*** PROVIDED DATA ***
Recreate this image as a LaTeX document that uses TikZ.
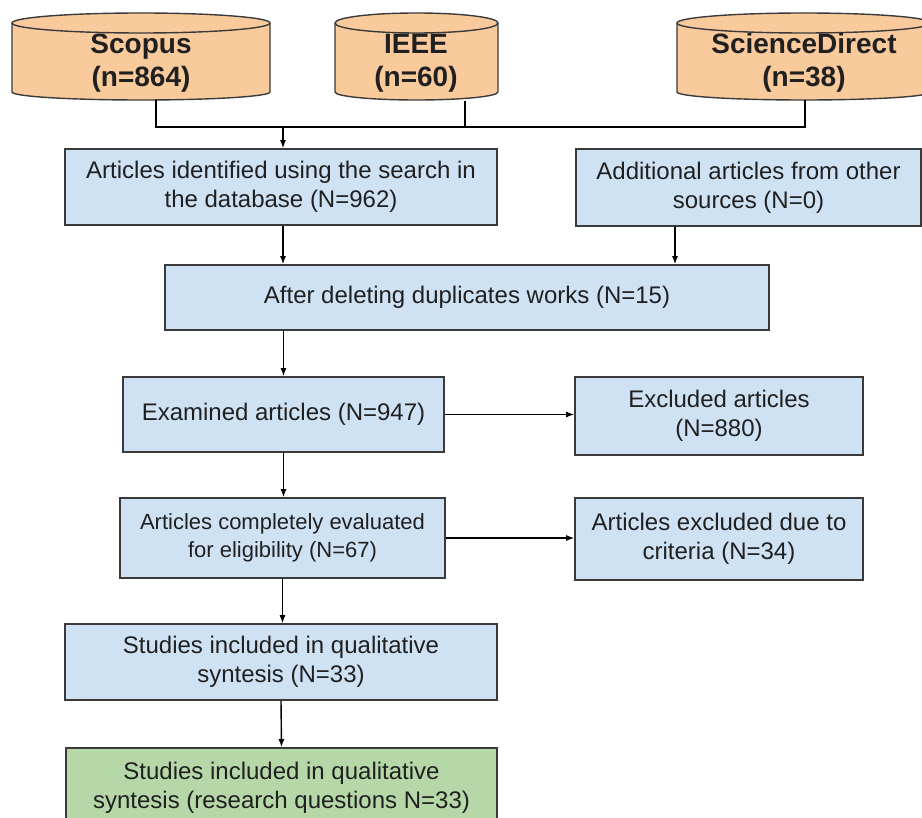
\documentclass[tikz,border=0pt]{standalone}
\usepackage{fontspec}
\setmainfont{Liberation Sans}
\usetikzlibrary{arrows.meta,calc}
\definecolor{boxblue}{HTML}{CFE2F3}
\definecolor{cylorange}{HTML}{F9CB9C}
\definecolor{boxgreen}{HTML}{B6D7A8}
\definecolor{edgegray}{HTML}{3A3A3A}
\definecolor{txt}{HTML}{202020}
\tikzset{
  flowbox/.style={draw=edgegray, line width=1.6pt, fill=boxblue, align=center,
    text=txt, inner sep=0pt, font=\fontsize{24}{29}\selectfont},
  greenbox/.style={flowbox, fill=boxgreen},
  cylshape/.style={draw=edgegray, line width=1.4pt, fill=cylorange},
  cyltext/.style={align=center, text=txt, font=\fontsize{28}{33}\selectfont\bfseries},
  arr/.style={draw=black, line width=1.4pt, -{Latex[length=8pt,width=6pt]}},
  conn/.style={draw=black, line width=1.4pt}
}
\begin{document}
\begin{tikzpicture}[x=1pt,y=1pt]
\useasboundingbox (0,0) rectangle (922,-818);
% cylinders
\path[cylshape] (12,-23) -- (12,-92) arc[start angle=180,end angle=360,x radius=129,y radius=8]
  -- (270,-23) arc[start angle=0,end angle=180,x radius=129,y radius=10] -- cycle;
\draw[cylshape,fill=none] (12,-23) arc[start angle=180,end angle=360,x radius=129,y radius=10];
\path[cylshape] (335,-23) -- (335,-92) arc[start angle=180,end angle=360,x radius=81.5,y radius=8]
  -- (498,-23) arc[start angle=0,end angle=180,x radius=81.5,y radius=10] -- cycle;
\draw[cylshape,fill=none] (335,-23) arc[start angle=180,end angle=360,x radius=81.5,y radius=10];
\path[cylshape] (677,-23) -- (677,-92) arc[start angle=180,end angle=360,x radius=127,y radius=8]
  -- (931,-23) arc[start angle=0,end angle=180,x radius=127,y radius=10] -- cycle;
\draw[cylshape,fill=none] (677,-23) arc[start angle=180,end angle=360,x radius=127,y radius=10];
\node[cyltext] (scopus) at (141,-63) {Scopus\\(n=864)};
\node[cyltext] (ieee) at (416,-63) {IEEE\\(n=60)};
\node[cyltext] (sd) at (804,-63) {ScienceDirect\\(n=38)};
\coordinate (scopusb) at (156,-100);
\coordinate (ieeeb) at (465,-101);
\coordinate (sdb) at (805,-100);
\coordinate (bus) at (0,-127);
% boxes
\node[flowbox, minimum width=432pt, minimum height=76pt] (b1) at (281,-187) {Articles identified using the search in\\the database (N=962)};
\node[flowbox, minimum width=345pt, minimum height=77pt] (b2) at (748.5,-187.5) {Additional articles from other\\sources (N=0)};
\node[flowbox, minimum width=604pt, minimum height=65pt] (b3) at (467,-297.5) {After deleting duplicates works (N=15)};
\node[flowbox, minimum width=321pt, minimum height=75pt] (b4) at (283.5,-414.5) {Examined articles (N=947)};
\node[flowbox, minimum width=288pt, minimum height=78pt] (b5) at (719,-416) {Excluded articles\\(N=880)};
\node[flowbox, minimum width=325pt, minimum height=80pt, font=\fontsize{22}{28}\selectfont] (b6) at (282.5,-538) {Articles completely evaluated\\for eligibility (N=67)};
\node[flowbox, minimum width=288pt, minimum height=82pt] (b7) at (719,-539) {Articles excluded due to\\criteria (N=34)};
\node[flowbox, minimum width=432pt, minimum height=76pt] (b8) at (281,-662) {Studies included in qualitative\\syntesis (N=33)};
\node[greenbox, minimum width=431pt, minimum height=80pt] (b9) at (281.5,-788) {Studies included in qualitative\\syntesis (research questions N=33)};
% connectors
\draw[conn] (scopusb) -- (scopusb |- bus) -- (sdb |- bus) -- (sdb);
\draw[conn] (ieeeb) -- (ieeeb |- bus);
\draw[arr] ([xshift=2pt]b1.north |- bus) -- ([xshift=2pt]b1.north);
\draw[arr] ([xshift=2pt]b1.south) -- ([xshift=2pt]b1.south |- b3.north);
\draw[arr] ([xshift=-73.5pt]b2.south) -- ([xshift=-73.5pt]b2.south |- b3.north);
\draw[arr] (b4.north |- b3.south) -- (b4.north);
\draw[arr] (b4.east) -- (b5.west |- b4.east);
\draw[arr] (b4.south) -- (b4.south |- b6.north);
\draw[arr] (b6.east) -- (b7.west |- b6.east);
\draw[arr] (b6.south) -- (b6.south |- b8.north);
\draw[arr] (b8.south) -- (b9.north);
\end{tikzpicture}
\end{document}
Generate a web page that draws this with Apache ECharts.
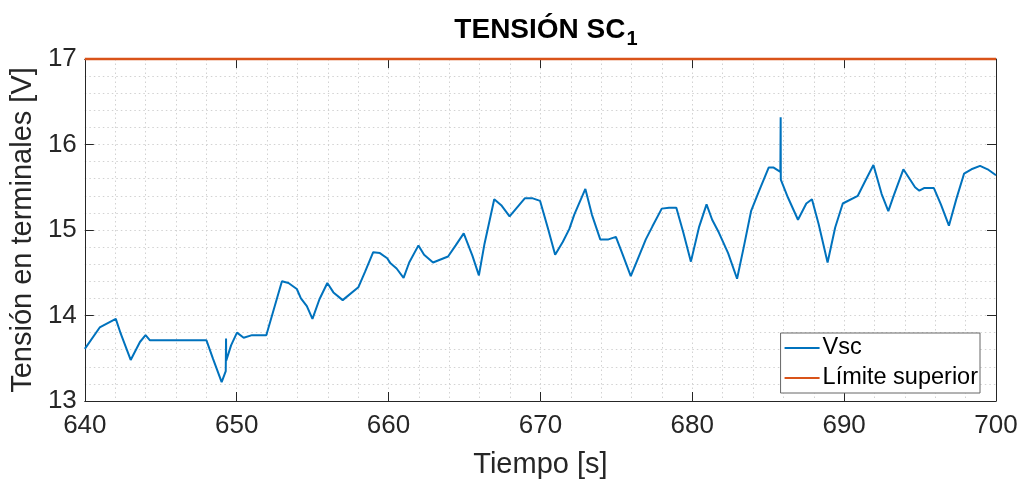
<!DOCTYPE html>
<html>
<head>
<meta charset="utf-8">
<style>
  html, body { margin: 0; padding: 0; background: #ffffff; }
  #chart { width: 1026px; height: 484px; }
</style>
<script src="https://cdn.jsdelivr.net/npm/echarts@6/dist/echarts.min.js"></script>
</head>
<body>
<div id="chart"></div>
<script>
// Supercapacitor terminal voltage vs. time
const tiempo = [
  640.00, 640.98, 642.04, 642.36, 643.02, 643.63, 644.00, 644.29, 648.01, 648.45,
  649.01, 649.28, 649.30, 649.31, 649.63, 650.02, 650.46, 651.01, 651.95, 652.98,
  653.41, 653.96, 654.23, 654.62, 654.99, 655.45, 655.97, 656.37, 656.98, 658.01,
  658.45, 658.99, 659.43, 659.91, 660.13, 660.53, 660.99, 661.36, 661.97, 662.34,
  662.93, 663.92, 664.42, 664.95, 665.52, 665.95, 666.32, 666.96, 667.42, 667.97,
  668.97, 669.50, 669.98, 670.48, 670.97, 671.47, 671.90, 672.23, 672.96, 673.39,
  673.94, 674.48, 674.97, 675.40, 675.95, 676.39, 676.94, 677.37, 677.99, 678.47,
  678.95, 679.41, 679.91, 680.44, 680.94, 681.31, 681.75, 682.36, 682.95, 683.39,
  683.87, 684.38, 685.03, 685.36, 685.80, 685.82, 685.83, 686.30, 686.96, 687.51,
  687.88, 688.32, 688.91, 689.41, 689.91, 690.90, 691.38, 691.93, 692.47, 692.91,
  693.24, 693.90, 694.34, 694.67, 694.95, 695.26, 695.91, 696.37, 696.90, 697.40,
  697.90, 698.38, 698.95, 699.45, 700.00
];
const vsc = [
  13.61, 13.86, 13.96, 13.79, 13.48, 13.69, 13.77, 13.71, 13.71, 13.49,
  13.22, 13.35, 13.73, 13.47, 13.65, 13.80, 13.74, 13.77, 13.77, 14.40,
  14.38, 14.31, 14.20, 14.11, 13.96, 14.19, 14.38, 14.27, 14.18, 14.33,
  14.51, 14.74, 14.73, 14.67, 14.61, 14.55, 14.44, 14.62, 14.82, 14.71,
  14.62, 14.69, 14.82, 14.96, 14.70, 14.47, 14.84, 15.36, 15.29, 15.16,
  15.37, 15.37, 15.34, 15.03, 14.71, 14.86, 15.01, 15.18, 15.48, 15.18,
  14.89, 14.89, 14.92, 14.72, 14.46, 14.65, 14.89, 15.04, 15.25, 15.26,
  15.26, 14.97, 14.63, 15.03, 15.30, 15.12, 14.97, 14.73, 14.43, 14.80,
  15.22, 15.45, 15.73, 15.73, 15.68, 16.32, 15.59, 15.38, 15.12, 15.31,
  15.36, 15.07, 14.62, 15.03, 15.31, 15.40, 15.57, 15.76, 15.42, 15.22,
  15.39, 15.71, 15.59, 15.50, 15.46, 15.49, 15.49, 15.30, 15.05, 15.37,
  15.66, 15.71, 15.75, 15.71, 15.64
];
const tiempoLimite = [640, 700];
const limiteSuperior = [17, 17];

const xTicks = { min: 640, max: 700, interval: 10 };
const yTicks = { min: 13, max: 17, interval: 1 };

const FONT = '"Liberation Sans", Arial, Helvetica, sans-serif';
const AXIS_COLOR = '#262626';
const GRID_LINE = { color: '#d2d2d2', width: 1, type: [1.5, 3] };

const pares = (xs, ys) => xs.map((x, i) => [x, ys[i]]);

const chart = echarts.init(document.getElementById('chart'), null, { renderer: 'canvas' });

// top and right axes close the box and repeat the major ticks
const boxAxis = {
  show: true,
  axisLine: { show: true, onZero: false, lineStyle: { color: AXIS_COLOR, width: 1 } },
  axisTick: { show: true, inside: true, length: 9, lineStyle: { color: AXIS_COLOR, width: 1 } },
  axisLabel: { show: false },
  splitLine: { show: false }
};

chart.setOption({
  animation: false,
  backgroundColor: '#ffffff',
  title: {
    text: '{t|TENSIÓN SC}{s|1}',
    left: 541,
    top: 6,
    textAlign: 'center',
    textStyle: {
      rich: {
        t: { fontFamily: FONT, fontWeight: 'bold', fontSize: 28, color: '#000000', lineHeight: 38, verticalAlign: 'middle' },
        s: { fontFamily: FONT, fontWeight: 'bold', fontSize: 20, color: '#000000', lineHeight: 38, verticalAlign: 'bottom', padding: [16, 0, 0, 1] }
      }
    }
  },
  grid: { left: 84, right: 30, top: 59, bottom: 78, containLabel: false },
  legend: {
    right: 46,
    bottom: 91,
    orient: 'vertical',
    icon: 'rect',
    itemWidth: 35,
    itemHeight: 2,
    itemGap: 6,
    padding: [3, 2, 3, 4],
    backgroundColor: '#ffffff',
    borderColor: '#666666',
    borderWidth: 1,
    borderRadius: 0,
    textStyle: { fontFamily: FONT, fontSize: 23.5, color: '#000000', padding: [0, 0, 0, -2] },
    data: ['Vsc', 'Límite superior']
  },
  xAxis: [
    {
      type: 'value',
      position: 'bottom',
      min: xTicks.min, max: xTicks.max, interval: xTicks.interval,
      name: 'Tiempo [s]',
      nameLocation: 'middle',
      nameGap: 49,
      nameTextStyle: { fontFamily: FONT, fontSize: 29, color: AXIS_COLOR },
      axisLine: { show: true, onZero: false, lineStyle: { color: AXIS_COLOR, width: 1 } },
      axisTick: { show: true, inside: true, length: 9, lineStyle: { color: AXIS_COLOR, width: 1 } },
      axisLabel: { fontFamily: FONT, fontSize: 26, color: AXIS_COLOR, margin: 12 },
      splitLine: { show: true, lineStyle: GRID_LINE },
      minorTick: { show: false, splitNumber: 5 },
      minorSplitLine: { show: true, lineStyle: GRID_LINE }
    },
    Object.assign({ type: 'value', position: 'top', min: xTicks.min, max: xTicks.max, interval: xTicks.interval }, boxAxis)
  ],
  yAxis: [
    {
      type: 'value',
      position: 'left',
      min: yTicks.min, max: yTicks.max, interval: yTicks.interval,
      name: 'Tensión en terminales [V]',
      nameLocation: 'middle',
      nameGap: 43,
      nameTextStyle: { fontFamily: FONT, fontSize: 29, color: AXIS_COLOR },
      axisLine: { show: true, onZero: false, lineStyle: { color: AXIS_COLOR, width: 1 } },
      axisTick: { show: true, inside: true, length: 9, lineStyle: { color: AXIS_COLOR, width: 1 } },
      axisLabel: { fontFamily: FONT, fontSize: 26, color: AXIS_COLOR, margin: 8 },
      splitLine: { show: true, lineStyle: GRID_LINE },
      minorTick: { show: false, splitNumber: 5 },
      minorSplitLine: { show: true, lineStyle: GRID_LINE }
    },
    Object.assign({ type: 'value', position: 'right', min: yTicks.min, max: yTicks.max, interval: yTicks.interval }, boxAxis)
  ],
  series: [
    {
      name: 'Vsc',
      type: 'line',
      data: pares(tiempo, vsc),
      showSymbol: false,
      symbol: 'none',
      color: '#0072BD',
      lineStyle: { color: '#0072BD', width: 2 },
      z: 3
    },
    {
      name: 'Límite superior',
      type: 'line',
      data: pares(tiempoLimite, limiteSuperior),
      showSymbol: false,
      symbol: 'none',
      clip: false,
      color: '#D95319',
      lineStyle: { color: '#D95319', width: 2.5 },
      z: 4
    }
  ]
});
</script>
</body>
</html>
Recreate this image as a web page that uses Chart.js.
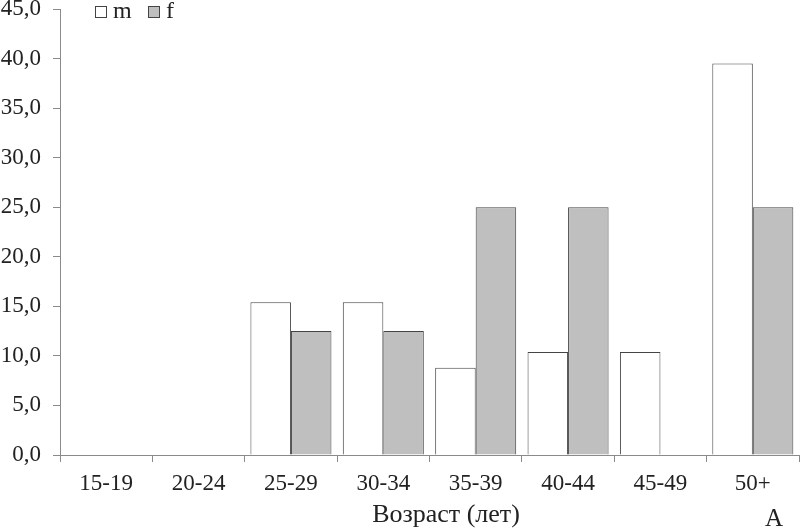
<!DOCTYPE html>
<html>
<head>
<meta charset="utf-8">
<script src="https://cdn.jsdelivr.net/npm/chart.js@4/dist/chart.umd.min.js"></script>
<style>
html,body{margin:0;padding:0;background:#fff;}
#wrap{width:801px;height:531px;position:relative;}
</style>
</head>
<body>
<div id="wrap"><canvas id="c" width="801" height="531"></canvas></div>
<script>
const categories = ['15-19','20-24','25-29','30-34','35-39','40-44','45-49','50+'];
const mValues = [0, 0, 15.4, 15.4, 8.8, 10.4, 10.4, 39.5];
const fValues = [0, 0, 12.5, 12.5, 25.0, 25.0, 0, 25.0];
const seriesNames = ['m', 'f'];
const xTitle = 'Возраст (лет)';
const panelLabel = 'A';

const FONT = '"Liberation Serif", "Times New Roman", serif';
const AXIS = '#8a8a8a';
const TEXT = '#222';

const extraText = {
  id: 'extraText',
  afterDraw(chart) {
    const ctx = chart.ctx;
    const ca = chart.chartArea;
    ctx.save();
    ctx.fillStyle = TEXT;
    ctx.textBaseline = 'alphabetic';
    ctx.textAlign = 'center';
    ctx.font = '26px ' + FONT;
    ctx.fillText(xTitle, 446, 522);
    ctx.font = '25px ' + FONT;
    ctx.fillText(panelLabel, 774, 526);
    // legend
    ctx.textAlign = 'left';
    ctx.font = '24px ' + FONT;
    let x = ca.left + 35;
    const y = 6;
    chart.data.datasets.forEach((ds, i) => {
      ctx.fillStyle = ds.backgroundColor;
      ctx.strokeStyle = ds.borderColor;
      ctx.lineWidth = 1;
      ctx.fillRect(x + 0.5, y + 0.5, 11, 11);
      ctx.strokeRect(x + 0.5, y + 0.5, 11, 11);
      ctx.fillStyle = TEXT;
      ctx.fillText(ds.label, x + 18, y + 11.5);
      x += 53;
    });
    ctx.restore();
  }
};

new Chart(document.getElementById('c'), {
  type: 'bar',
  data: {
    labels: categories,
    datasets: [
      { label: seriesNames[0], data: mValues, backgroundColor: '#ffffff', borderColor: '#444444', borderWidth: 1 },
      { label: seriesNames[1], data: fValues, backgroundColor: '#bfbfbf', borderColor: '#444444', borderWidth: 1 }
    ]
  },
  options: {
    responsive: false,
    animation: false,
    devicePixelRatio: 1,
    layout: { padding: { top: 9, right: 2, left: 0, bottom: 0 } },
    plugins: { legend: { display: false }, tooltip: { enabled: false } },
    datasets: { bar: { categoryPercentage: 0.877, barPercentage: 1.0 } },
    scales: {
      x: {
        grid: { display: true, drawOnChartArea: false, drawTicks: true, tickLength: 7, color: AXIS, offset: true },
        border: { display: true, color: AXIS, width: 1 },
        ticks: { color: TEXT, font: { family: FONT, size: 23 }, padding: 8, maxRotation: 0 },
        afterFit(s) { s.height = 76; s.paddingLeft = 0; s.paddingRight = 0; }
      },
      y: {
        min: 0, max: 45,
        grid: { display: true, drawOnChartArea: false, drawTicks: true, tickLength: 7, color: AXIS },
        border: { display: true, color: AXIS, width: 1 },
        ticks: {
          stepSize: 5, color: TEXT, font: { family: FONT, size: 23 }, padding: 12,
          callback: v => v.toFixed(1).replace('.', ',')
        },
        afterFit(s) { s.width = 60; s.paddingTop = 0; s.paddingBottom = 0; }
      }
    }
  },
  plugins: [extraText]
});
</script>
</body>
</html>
***
TASK DETAILS: A single figure is required: the number of lines above in which the word "that" occurs.

TASK RESPONSE: 3